SJC to weigh wording of pledge
Atheist couple seeks to strike phrase ‘under God’
The state Supreme Judicial Court will begin hearing arguments this week in an atheist Acton couple’s quest to strike the words “under God” from the Pledge of Allegiance their children say in the Acton- Boxboro Regional School District.
The couple’s suit, filed anonymously on behalf of their three children, goes to the SJC tomorrow, with a pair of Washington, D.C., activist organizations taking part in the proceedings.
“We feel confident that our arguments are the right ones, and we’re certainly hopeful that they’re persuasive to the justices,” said Eric Rassbach, deputy general counsel for the Becket Fund for Religious Liberty, which is arguing on behalf of the school district. “We represent some kids that are actually in the ActonBoxboro School District that would like to keep saying the pledge.”
Efforts to reach the American Humanist Association, arguing on behalf of the family, were unsuccessful yesterday.
The organization says in court filings that the pledge uses “wording strongly favoring one religious class while disfavoring the plaintiffs’ religious class.”

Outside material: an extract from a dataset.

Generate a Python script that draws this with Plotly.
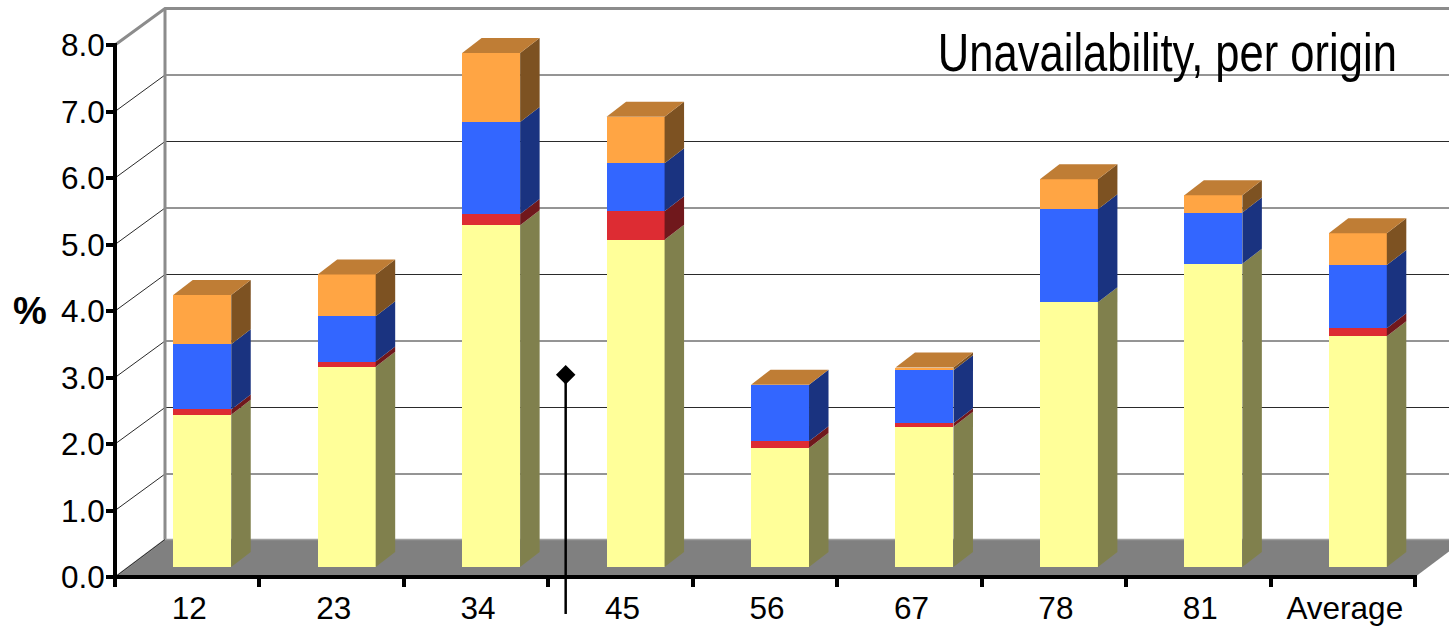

Middlesex Superior Court Judge S. Jane Haggerty rejected the lawsuit last year, ruling that “‘under God’ does not convert the exercise into a prayer,” that the children can choose not to say the pledge, and that the inclusion of “under God” did not violate the childrens’ rights.
Rassbach said the SJC review of the case could take as little as a month or as long as a year.
Congress added “under God” to the pledge in 1954 after a lobbying effort by the Knights of Columbus.